In my current pedal chain I feature 4 large pedals - the Diezel VH4 - which makes more sense in its MKII 2 Channel variation at this size, and big box workstations for Modulation, Delay and Reverb - respectively Boss MD-500, Empress EchoSystem and Boss RV-500. I also used to have the enormous Elektron Analog Drive - drive workstation pedal in my chain, but that is now relegated to reserve for reasons I will share later.
Generally with Large pedals you are going for all-in-one solutions for a particular pedal category as in our overview. I still think their is a holy grail pedal for ovedrive | distortion | fuzz still to be built - it needs to have several circuits and clipping options, and defnitely needs presets. The Elektron Analog Drive kind of got close, but not quite close enough - it is often a question too of how much importance you place on each type and how wide a scope of tone sculpting you wish to have at your disposal - say in choosing to go with an EQD Pallisades or Amptweaker Tigh Fuzz Pro.
Some of the larger pedals most definitely validate their increased dimensions while other are just lazy, deliberately obtuse or older-style engineering. I never really understood the need for some of those Volume and Wah pedals to be near enough the size of skateboards for instance - and there still seems to be a roaring trade in old-fashioned over-sized 70’s style enclosures on pedals like Tonebenders etc. As a modernist - I want things to be as smart and compact as is practical and possible.
As with the medium enclosure size there may not always be workable alternatives for every type - I’m not just going to suggest a larger pedal because of its increased dimensions - I will recommend a large pedal where it genuinely offers more or something significantly different to pedals of more compact size. For journeying and jobbing musicians, portability is obviously a key concern.
One reason for larger pedal enclosure which we must also bear in mind is the number and placement of footswitches. With around 3 or 4 being the perfect number for fully versatile pedal control, while 2 is really the maximum you can fit in on a Medium or Compact enclosure.

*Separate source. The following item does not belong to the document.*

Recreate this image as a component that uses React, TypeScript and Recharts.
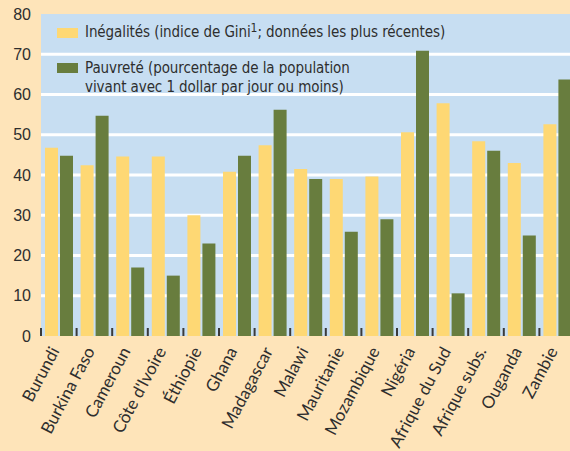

As has become obvious in this series of articles, there are certain pedal-makers which tend to have a preference or aptitude for operating at a certain pedal size enclosure. Just as Mooer is King of the Minis, Boss is King of the Compacts, Strymon is King of the Mediums - then Electro-Harmonix would be the leader of the pack in the larger enclosure form factor. Other companies which have a healthy offering at this larger size include also Walrus Audio, Pigtronix and Amptweaker.
This pedal is carried over from the Medium-size enclosure types, it's the largest sensible choice I can find - for improved visibility etc. There's not really any point in building a larger tuner as the Carl Martin one is plenty large enough to carry all and any tuner functionality you might ever want. Nor can I find any decent alternative at this size. I'm sure there are clever tuner pedals to come, but am not convinced that they would ever need to be larger than medium enclosure size to fully serve their purpose.
If you are going to go for a a larger hulking volume pedal it better have some added smarts, and the Sonuus Voluum is about as smart as they come - including compression and all manner of envelope / filter control. There really is no other equivalent to this as far as I am aware - this is a pretty unique and powerful pedal.
If you're going to plump for a large wah pedal, it better have all the bells and whistles, and the above trio are about the 3 most feature-laden currently available. I've gone for the Xotic Wah as my primo choice - with its fully tunable - Bias | Wah-Q | Treble | Bass dials. The Real McCoy RMC8 with its 5-band equalizer is pretty neat though, as is the Dunlop 535Q.
When considering an octave pedal - if space is not an issue, you may as well go with the original classic POG. The Walrus Audio Luminary is a very elegant 4 octave version of this, and the EHX HOG 2 gives you an entire other level of crazy pitch and frequency manipulation.
If you're going to go with a bigger boost pedal you need to ensure it carries a little something extra. Here I've gone with Tech 21's cool new Channel Strip -type pedal - based on those classic studio EQ rack effects. Here you have a mix of parametric and shelf EQs alongside High Pass and Low Pass filters - to help you enhance your tone as well as boost it. You could say the Empress Parametric EQ which featured at the medium size is a close alternative - offering up a boost of its own, otherwise there is not really much in the way of alternatives at this size as far as I am aware.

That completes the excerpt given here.